The thing with the here and now is that it is always so, whether we are aware of it or not. In fact, it is the only thing that we can ever know for sure, everything else, our thoughts, concepts etc. are just thoughts and concepts happening here now.
I take your point - although I'd reckon that more people slip into the awareness of here/now at times when they are just sensing, say a view, a fresh fall of snow or witnessing a birth. But yes, it's soon all lost in the constant stream of thought.
I don't know about attributing meaning and value to it, that just makes it into another thing, an object to be pursued and added to the construct of me and mine.
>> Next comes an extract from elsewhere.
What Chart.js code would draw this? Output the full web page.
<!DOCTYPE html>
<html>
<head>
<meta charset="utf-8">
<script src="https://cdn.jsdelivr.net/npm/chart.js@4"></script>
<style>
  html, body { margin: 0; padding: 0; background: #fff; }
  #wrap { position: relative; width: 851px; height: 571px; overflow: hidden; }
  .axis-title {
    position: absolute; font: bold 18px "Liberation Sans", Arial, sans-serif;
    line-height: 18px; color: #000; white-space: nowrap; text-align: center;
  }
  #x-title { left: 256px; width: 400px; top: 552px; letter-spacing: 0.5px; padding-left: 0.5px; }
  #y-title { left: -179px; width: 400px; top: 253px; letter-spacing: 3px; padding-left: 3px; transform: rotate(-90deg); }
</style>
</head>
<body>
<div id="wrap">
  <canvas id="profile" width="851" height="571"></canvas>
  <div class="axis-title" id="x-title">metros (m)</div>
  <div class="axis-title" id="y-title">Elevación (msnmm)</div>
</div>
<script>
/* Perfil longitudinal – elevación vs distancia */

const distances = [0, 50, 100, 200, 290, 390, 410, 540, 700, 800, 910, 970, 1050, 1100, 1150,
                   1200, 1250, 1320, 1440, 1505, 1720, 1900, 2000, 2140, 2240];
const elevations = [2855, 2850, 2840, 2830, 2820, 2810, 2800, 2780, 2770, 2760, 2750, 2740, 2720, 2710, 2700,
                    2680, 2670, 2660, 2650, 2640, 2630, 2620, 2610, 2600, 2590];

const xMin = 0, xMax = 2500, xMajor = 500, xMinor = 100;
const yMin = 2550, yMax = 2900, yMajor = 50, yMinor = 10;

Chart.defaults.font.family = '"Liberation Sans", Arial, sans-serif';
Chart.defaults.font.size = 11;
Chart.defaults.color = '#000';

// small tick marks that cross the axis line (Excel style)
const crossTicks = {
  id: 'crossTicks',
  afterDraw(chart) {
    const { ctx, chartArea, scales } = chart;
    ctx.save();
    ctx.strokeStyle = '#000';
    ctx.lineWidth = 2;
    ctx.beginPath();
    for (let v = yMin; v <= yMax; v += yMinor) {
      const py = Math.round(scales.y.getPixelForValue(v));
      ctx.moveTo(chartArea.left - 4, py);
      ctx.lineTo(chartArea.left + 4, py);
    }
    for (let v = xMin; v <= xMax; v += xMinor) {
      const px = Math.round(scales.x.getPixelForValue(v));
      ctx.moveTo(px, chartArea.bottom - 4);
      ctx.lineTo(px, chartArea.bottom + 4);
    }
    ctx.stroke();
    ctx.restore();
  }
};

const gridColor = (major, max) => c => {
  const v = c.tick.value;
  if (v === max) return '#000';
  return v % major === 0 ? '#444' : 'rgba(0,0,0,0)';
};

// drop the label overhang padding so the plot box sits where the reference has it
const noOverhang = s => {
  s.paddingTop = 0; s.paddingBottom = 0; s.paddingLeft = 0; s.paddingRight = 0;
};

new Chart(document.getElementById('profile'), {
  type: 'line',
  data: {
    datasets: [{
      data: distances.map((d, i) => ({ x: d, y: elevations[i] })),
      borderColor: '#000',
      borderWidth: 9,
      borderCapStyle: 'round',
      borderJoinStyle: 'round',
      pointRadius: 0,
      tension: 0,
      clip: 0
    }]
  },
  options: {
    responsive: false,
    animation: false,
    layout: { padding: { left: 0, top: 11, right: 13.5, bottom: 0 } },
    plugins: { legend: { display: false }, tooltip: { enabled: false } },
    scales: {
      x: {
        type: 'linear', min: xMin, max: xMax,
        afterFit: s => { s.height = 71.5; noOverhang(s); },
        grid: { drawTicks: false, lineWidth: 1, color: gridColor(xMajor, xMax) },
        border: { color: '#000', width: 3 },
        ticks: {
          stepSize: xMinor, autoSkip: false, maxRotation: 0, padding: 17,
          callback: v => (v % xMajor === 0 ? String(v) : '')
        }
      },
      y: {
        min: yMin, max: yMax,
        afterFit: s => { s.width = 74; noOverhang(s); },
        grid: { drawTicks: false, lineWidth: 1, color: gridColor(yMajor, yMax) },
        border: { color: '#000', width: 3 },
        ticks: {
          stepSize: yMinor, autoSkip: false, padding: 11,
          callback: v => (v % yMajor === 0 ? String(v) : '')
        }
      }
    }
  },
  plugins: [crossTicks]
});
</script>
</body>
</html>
But hey ho! whatever happens just happens whether it's in the form of a Hitler or a saint - or us wrecking the planet!
I was out walking along the coast earlier where age-old rocks were being pounded by the sea. Even if we destroy ourselves and the organic world around us, the million year-old rocks will still be here, perhaps ready to see another, somewhat different organic world. Nothing is lost or wasted in the universe.
Posted by: Ron E. | January 25, 2025 at 07:18 AM
@ Ron E.
https://www.bopsecrets.org/gateway/passages/chuang-tzu.htm
These are all different translations of the conversations between the cook Ding and the Duke. They are seen as an example as to how live life.
It is my understanding that Ushiyama Roshi does the same when he at the end of his "Master Dogen's Zazen meditation hand book" when he points at the way how a driver drives a car after combining the different elements as an example of how to do Zazen ..after having explained that zazen and living life are one and the same thing
Yet .. although living the here an now, being aware of it, the common driver does not appreciate his driving beyond being boring
Obvious they are aware and not aware at the same time.
P.S.
If you live somewhere a the west cost that walk must have been impressive
Posted by: um | January 25, 2025 at 08:21 AM
"I went to the woods because I wished to live deliberately..." Thoreau emphasizes living with purpose and connecting with nature.